#### Available records ####

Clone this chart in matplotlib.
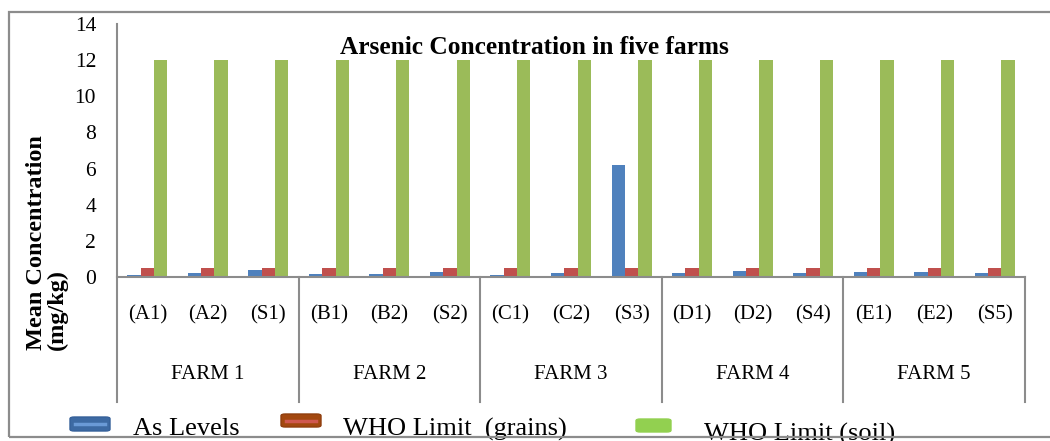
import numpy as np
import matplotlib
matplotlib.use("Agg")
import matplotlib.pyplot as plt
from matplotlib.patches import Rectangle, FancyBboxPatch
from matplotlib.lines import Line2D

# data
samples = ["(A1)", "(A2)", "(S1)", "(B1)", "(B2)", "(S2)", "(C1)", "(C2)", "(S3)",
           "(D1)", "(D2)", "(S4)", "(E1)", "(E2)", "(S5)"]
farms = ["FARM 1", "FARM 2", "FARM 3", "FARM 4", "FARM 5"]
as_levels = [0.10, 0.24, 0.36, 0.18, 0.16, 0.30, 0.10, 0.20, 6.18,
             0.24, 0.32, 0.24, 0.30, 0.26, 0.24]
who_grains = [0.5] * 15
who_soil = [12] * 15

c_blue = "#4f81bd"
c_red = "#c0504d"
c_green = "#9bbb59"
grid_grey = "#8c8c8c"

plt.rcParams["font.family"] = ["Liberation Serif", "DejaVu Serif"]

W, H = 1050, 441
fig = plt.figure(figsize=(W / 100, H / 100), dpi=100)


def fx(px):
    return px / W


def fy(py):
    return (H - py) / H


ax = fig.add_axes([fx(117), fy(277), fx(1025) - fx(117), fy(24) - fy(277)])

x = np.arange(len(samples))
w = 0.22
ax.bar(x - w, as_levels, w, color=c_blue, zorder=2)
ax.bar(x, who_grains, w, color=c_red, zorder=2)
ax.bar(x + w, who_soil, w, color=c_green, zorder=2)

ax.set_xlim(-0.5, len(samples) - 0.5)
ax.set_ylim(0, 14)
ax.set_yticks(np.arange(0, 15, 2))
ax.tick_params(axis="y", length=0, pad=15, labelsize=15.5)
ax.set_xticks([])
for s in ["top", "right", "left"]:
    ax.spines[s].set_visible(False)
ax.spines["bottom"].set_color(grid_grey)
ax.spines["bottom"].set_linewidth(1.5)

# category axis: sample labels, farm labels and separators
low = (277 - 402) / (277 - 24)
ax.add_line(Line2D([-0.5, -0.5], [low, 1.0], transform=ax.get_xaxis_transform(),
                   color=grid_grey, lw=1.5, clip_on=False))
for b in np.arange(2.5, len(samples), 3):
    ax.add_line(Line2D([b, b], [low, 0], transform=ax.get_xaxis_transform(),
                       color=grid_grey, lw=1.5, clip_on=False))
for xi, lab in zip(x, samples):
    ax.text(xi, -0.150, lab, transform=ax.get_xaxis_transform(), ha="center",
            va="center", fontsize=15)
for i, lab in enumerate(farms):
    ax.text(3 * i + 1, -0.387, lab, transform=ax.get_xaxis_transform(),
            ha="center", va="center", fontsize=15)

fig.text(fx(534), fy(47), "Arsenic Concentration in five farms", ha="center",
         va="center", fontsize=18.3, fontweight="bold")

fig.text(fx(47), fy(350), "Mean Concentration\n(mg/kg)", rotation=90,
         ha="center", va="bottom", multialignment="left", fontsize=17.5,
         fontweight="bold", linespacing=0.95)

# legend, drawn as in the source document
def swatch(x0, y0, x1, y1, face, edge=None, inner=None):
    p = FancyBboxPatch((fx(x0), fy(y1)), fx(x1) - fx(x0), fy(y0) - fy(y1),
                       boxstyle="round,pad=0,rounding_size=0.004",
                       transform=fig.transFigure, facecolor=face,
                       edgecolor=edge if edge else face, lw=1)
    fig.patches.append(p)
    if inner:
        ym = fy((y0 + y1) / 2)
        fig.lines.append(Line2D([fx(x0 + 5), fx(x1 - 5)], [ym, ym],
                                transform=fig.transFigure, color=inner, lw=2.5))


swatch(70, 417, 110, 431, "#3d6aa3", "#35609a", "#6a9ad6")
swatch(281, 414, 321, 427, "#a3480f", "#8f3e0e", "#d0584f")
swatch(636, 419, 671, 432, "#92d050")

fig.text(fx(133), fy(435), "As Levels", ha="left", va="baseline", fontsize=19)
fig.text(fx(343), fy(436), "WHO Limit  (grains)", ha="left", va="baseline",
         fontsize=19)
fig.text(fx(704), fy(441), "WHO Limit (soil)", ha="left", va="baseline",
         fontsize=19)

# outer frame
frame = Rectangle((fx(8.5), fy(437)), 1.2, fy(12) - fy(437), transform=fig.transFigure,
                  fill=False, edgecolor=grid_grey, lw=1.6, zorder=10)
fig.patches.append(frame)

fig.savefig("out.png", dpi=100)
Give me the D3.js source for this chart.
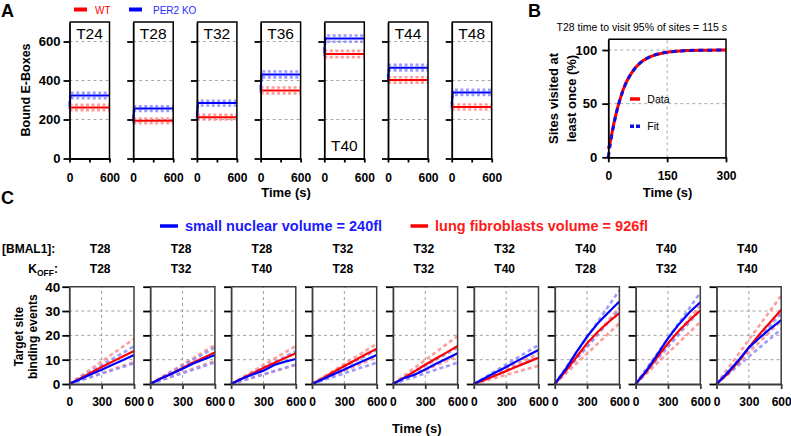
<!DOCTYPE html>
<html><head><meta charset="utf-8">
<script src="https://cdn.jsdelivr.net/npm/d3@7"></script>
<style>body{margin:0;background:#fff}svg{display:block}text{font-family:"Liberation Sans",Arial,sans-serif}</style>
</head><body><svg id="c" width="791" height="436"></svg>
<script>
// ---------- Panel A data ----------
const aLabels = ["T24","T28","T32","T36","T40","T44","T48"];
const aWT = [262,193,212,349,536,403,264];
const aKO = [323,256,284,431,615,466,339];
const aKOStart = [268,195,214,350,540,405,266];
const aSpread = [14,12,12,15,16,14,13];
const aYTicks = [0,200,400,600];
const aXTicks = [0,300,600];
const aTimes = [0,15,600];

// ---------- Panel B data ----------
const bTimes = [0,5,10,15,20,30,40,50,60,70,80,90,100,120,140,160,180,200,250,300];
const bData  = [8,14.5,24,33,41,54,65,73,79,84,87.5,90.4,92.5,95.5,97.3,98.4,99,99.5,99.8,100];
const bFit   = [0,12.2,22.9,32.3,40.6,54.2,64.7,72.8,79,83.8,87.5,90.4,92.6,95.6,97.4,98.4,99.1,99.5,99.85,99.96];
const bYTicks = [0,50,100];
const bXTicks = [0,150,300];

// ---------- Panel C data ----------
const cBmal = ["T28","T28","T28","T32","T32","T32","T40","T40","T40"];
const cKoff = ["T28","T32","T40","T28","T32","T40","T28","T32","T40"];
const cTimes = [0,100,200,300,400,500,600];
const cRed = [
  [0,2.3,4.6,7.0,9.2,11.4,13.6],
  [0,2.4,4.3,6.6,8.8,10.9,13.0],
  [0,2.3,4.4,6.6,8.6,10.7,12.6],
  [0,2.4,4.9,7.4,9.8,12.2,14.5],
  [0,2.5,5.2,7.9,10.5,13.0,15.6],
  [0,1.7,3.5,5.3,7.2,9.0,10.8],
  [0,5.2,11.0,16.7,21.5,25.5,29.1],
  [0,5.0,11.0,16.7,21.8,26.2,30.2],
  [0,4.0,9.0,15.0,20.5,25.5,30.5]
];
const cBlue = [
  [0,2.0,4.0,5.9,7.9,9.9,11.9],
  [0,2.3,4.2,6.3,8.4,10.2,11.9],
  [0,2.2,3.9,5.5,7.8,9.2,10.3],
  [0,2.0,4.0,6.0,8.0,10.0,11.9],
  [0,2.4,3.8,6.0,8.3,10.5,12.6],
  [0,2.4,4.7,7.0,9.4,11.7,14.0],
  [0,6.0,13.0,19.5,25.0,29.5,33.9],
  [0,5.5,12.0,18.8,24.5,29.5,33.6],
  [0,4.5,9.5,15.0,19.0,22.8,26.3]
];
const cBandTimes = [0,600];
const cRedHi  = [18.5,16,15.6,16.5,19.7,12.5,31.5,32.5,36.3];
const cRedLo  = [9,9.5,7.8,11,11.5,7.5,25,25.5,26];
const cBlueHi = [15.5,15,13.5,14,15,16,38.5,37.5,29];
const cBlueLo = [8.5,8.9,8,8.8,8.8,11,30.5,30.5,22.5];
const cYTicks = [0,10,20,30,40];
const cXTicks = [0,300,600];

// ---------- drawing ----------
const svg = d3.select("#c");
const FONT = '"Liberation Sans", Arial, sans-serif';
const RED = "#ff0000", BLUE = "#0000ff", LRED = "#ff8c8c", LBLUE = "#8c8cff";

function styleAxis(g, color, w, fs) {
  g.attr("font-family", FONT).attr("font-size", fs).attr("font-weight", "bold");
  g.select(".domain").attr("stroke", color).attr("stroke-width", w);
  g.selectAll(".tick line").attr("stroke", color).attr("stroke-width", w);
  g.selectAll(".tick text").attr("fill", "#000");
}
function txt(x, y, s, o = {}) {
  const t = svg.append("text").attr("x", x).attr("y", y).text(s)
    .attr("font-size", o.fs || 12).attr("font-weight", o.fw || "bold")
    .attr("fill", o.fill || "#000").attr("text-anchor", o.anchor || "start");
  if (o.rot) t.attr("transform", `rotate(-90,${x},${y})`);
  return t;
}

// ===== Panel A =====
txt(1, 17, "A", {fs: 18});
const yA = d3.scaleLinear().domain([0, 700]).range([158.5, 22]);
for (let i = 0; i < aLabels.length; i++) {
  const x0 = 69.5 + i * 63.7;
  const x = d3.scaleLinear().domain([0, 600]).range([x0, x0 + 40]);
  const g = svg.append("g");
  // grid
  [200, 400, 600].forEach(v => g.append("line")
    .attr("x1", x(0)).attr("x2", x(600)).attr("y1", yA(v)).attr("y2", yA(v))
    .attr("stroke", "#a8a8a8").attr("stroke-dasharray", "3,3").attr("stroke-width", 1));
  // bands and lines
  const line = d3.line().x(d => x(d[0])).y(d => yA(d[1]));
  const sp = aSpread[i];
  [[aWT[i], aWT[i], LRED], [aKOStart[i], aKO[i], LBLUE]].forEach(([s, m, c]) => {
    [sp, -sp].forEach(o => g.append("path")
      .attr("d", line(aTimes.map((t, k) => [t, (k === 0 ? s : m) + o])))
      .attr("fill", "none").attr("stroke", c).attr("stroke-width", 2.6)
      .attr("stroke-dasharray", "3,2.5").attr("opacity", 0.85));
  });
  g.append("path").attr("d", line(aTimes.map((t) => [t, aWT[i]])))
    .attr("fill", "none").attr("stroke", RED).attr("stroke-width", 2);
  g.append("path").attr("d", line(aTimes.map((t, k) => [t, k === 0 ? aKOStart[i] : aKO[i]])))
    .attr("fill", "none").attr("stroke", BLUE).attr("stroke-width", 2);
  // frame
  g.append("path").attr("d", `M${x(0)},${yA(700)}H${x(600)}V${yA(0)}`)
    .attr("fill", "none").attr("stroke", "#000").attr("stroke-width", 1.5);
  const ga = g.append("g").attr("transform", `translate(${x0},0)`)
    .call(d3.axisLeft(yA).tickValues(aYTicks).tickSize(6).tickSizeOuter(0).tickPadding(3)
      .tickFormat(i === 0 ? d3.format("d") : () => ""));
  styleAxis(ga, "#000", 1.8, 13);
  const gb = g.append("g").attr("transform", `translate(0,${yA(0)})`)
    .call(d3.axisBottom(x).tickValues(aXTicks).tickSize(4).tickSizeOuter(0).tickPadding(11)
      .tickFormat(d => d === 300 ? "" : d));
  styleAxis(gb, "#000", 1.8, 12);
  // label
  const ly = aLabels[i] === "T40" ? 151 : 39;
  txt(x(300), ly, aLabels[i], {fs: 15.5, fw: "normal", anchor: "middle"});
}
txt(26, 90, "Bound E-Boxes", {fs: 12.5, anchor: "middle", rot: true}).attr("dy", "0.35em");
txt(286, 197, "Time (s)", {fs: 13, anchor: "middle"});
// legend A
svg.append("line").attr("x1", 74).attr("x2", 87).attr("y1", 9.5).attr("y2", 9.5).attr("stroke", RED).attr("stroke-width", 4);
txt(95, 13.5, "WT", {fs: 10, fw: "normal", fill: RED});
svg.append("line").attr("x1", 129).attr("x2", 142).attr("y1", 9.5).attr("y2", 9.5).attr("stroke", BLUE).attr("stroke-width", 4);
txt(153, 13.5, "PER2 KO", {fs: 10, fw: "normal", fill: "#2a2aff"});

// ===== Panel B =====
txt(528, 17, "B", {fs: 18});
const xB = d3.scaleLinear().domain([0, 300]).range([608.3, 726]);
const yB = d3.scaleLinear().domain([0, 110]).range([157.3, 39.3]);
const gB = svg.append("g");
[50, 100].forEach(v => gB.append("line").attr("x1", xB(0)).attr("x2", xB(300)).attr("y1", yB(v)).attr("y2", yB(v))
  .attr("stroke", "#a8a8a8").attr("stroke-dasharray", "3,3"));
gB.append("line").attr("x1", xB(150)).attr("x2", xB(150)).attr("y1", yB(0)).attr("y2", yB(110))
  .attr("stroke", "#a8a8a8").attr("stroke-dasharray", "3,3");
const lineB = d3.line().x((d, k) => xB(bTimes[k])).y(d => yB(d)).curve(d3.curveMonotoneX);
gB.append("path").attr("d", lineB(bData)).attr("fill", "none").attr("stroke", RED).attr("stroke-width", 3);
gB.append("path").attr("d", lineB(bFit)).attr("fill", "none").attr("stroke", "#1010e0").attr("stroke-width", 3)
  .attr("stroke-dasharray", "5,4");
gB.append("path").attr("d", `M${xB(0)},${yB(110)}H${xB(300)}V${yB(0)}`)
  .attr("fill", "none").attr("stroke", "#000").attr("stroke-width", 1.5);
const gBa = gB.append("g").attr("transform", `translate(${xB(0)},0)`)
  .call(d3.axisLeft(yB).tickValues(bYTicks).tickSize(6).tickSizeOuter(0).tickPadding(5));
styleAxis(gBa, "#000", 1.8, 13);
const gBb = gB.append("g").attr("transform", `translate(0,${yB(0)})`)
  .call(d3.axisBottom(xB).tickValues(bXTicks).tickSize(5).tickSizeOuter(0).tickPadding(9));
styleAxis(gBb, "#000", 1.8, 12);
txt(641.8, 31, "T28 time to visit 95% of sites = 115 s", {fs: 10.5, fw: "normal", anchor: "middle"});
txt(667.5, 197, "Time (s)", {fs: 13, anchor: "middle"});
txt(553.3, 98.5, "Sites visited at", {fs: 13, anchor: "middle", rot: true}).attr("dy", "0.35em");
txt(571.5, 98.5, "least once (%)", {fs: 13, anchor: "middle", rot: true}).attr("dy", "0.35em");
svg.append("line").attr("x1", 630).attr("x2", 640).attr("y1", 99).attr("y2", 99).attr("stroke", RED).attr("stroke-width", 3.5);
txt(647.3, 103, "Data", {fs: 10.5, fw: "normal"});
svg.append("line").attr("x1", 630).attr("x2", 640).attr("y1", 126.3).attr("y2", 126.3).attr("stroke", "#1010e0").attr("stroke-width", 3.5)
  .attr("stroke-dasharray", "4,2");
txt(647.3, 130.3, "Fit", {fs: 10.5, fw: "normal"});

// ===== Panel C =====
txt(1, 204, "C", {fs: 18});
svg.append("line").attr("x1", 160).attr("x2", 178).attr("y1", 226).attr("y2", 226).attr("stroke", BLUE).attr("stroke-width", 3.5);
txt(185, 231, "small nuclear volume = 240fl", {fs: 14.5, fill: "#1a1aff"});
svg.append("line").attr("x1", 410.5).attr("x2", 428).attr("y1", 226).attr("y2", 226).attr("stroke", RED).attr("stroke-width", 3.5);
txt(435, 231, "lung fibroblasts volume = 926fl", {fs: 14.5, fill: "#ff1a1a"});
txt(2, 253, "[BMAL1]:", {fs: 12});
const kt = txt(58, 273, "", {fs: 12, anchor: "end"});
kt.append("tspan").text("K");
kt.append("tspan").text("OFF").attr("font-size", 8.5).attr("dy", 2.5);
kt.append("tspan").text(":").attr("dy", -2.5);

const yC = d3.scaleLinear().domain([0, 40]).range([384, 286.7]);
const FR = "#3c3c3c";
for (let i = 0; i < cBmal.length; i++) {
  const x0 = 69.3 + i * 80.9;
  const x = d3.scaleLinear().domain([0, 600]).range([x0, x0 + 64.7]);
  const g = svg.append("g");
  txt(x(300) - 1.5, 253, cBmal[i], {fs: 12, anchor: "middle"});
  txt(x(300) - 1.5, 273, cKoff[i], {fs: 12, anchor: "middle"});
  [10, 20, 30].forEach(v => g.append("line").attr("x1", x(0)).attr("x2", x(600)).attr("y1", yC(v)).attr("y2", yC(v))
    .attr("stroke", "#a0a0a0").attr("stroke-dasharray", "3,3"));
  g.append("line").attr("x1", x(300)).attr("x2", x(300)).attr("y1", yC(0)).attr("y2", yC(40))
    .attr("stroke", "#a0a0a0").attr("stroke-dasharray", "3,3");
  const lineC = d3.line().x(d => x(d[0])).y(d => yC(d[1]));
  const band = (hi, c) => g.append("path").attr("d", lineC(cBandTimes.map((t, k) => [t, k === 0 ? 0 : hi])))
    .attr("fill", "none").attr("stroke", c).attr("stroke-width", 2.6).attr("stroke-dasharray", "4,3").attr("opacity", 0.85);
  band(cRedHi[i], LRED); band(cRedLo[i], LRED);
  band(cBlueHi[i], LBLUE); band(cBlueLo[i], LBLUE);
  g.append("path").attr("d", lineC(cTimes.map((t, k) => [t, cRed[i][k]])))
    .attr("fill", "none").attr("stroke", RED).attr("stroke-width", 2.2);
  g.append("path").attr("d", lineC(cTimes.map((t, k) => [t, cBlue[i][k]])))
    .attr("fill", "none").attr("stroke", BLUE).attr("stroke-width", 2.2);
  g.append("path").attr("d", `M${x(0)},${yC(40)}H${x(600)}V${yC(0)}`)
    .attr("fill", "none").attr("stroke", FR).attr("stroke-width", 1.5);
  const ga = g.append("g").attr("transform", `translate(${x0},0)`)
    .call(d3.axisLeft(yC).tickValues(cYTicks).tickSize(7).tickSizeOuter(0).tickPadding(2)
      .tickFormat(i === 0 ? d3.format("d") : () => ""));
  styleAxis(ga, FR, 1.8, 13.5);
  ga.selectAll(".tick line").attr("stroke", "#000");
  const gb = g.append("g").attr("transform", `translate(0,${yC(0)})`)
    .call(d3.axisBottom(x).tickValues(cXTicks).tickSize(5).tickSizeOuter(0).tickPadding(8));
  styleAxis(gb, FR, 1.8, 12);
}
txt(18.5, 336.7, "Target site", {fs: 12, anchor: "middle", rot: true}).attr("dy", "0.35em");
txt(32.5, 336.7, "binding events", {fs: 12, anchor: "middle", rot: true}).attr("dy", "0.35em");
txt(416.7, 433, "Time (s)", {fs: 13, anchor: "middle"});
</script></body></html>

####

> [Exercise details]
Copy exactly the stretch of lines that starts at the line holding "Give me the D3.js source for this chart." and ends at the line holding "const bXTicks = [0,150,300];". Drop the pictures.

> [Solution to this task]
Give me the D3.js source for this chart.
<!DOCTYPE html>
<html><head><meta charset="utf-8">
<script src="https://cdn.jsdelivr.net/npm/d3@7"></script>
<style>body{margin:0;background:#fff}svg{display:block}text{font-family:"Liberation Sans",Arial,sans-serif}</style>
</head><body><svg id="c" width="791" height="436"></svg>
<script>
// ---------- Panel A data ----------
const aLabels = ["T24","T28","T32","T36","T40","T44","T48"];
const aWT = [262,193,212,349,536,403,264];
const aKO = [323,256,284,431,615,466,339];
const aKOStart = [268,195,214,350,540,405,266];
const aSpread = [14,12,12,15,16,14,13];
const aYTicks = [0,200,400,600];
const aXTicks = [0,300,600];
const aTimes = [0,15,600];

// ---------- Panel B data ----------
const bTimes = [0,5,10,15,20,30,40,50,60,70,80,90,100,120,140,160,180,200,250,300];
const bData  = [8,14.5,24,33,41,54,65,73,79,84,87.5,90.4,92.5,95.5,97.3,98.4,99,99.5,99.8,100];
const bFit   = [0,12.2,22.9,32.3,40.6,54.2,64.7,72.8,79,83.8,87.5,90.4,92.6,95.6,97.4,98.4,99.1,99.5,99.85,99.96];
const bYTicks = [0,50,100];
const bXTicks = [0,150,300];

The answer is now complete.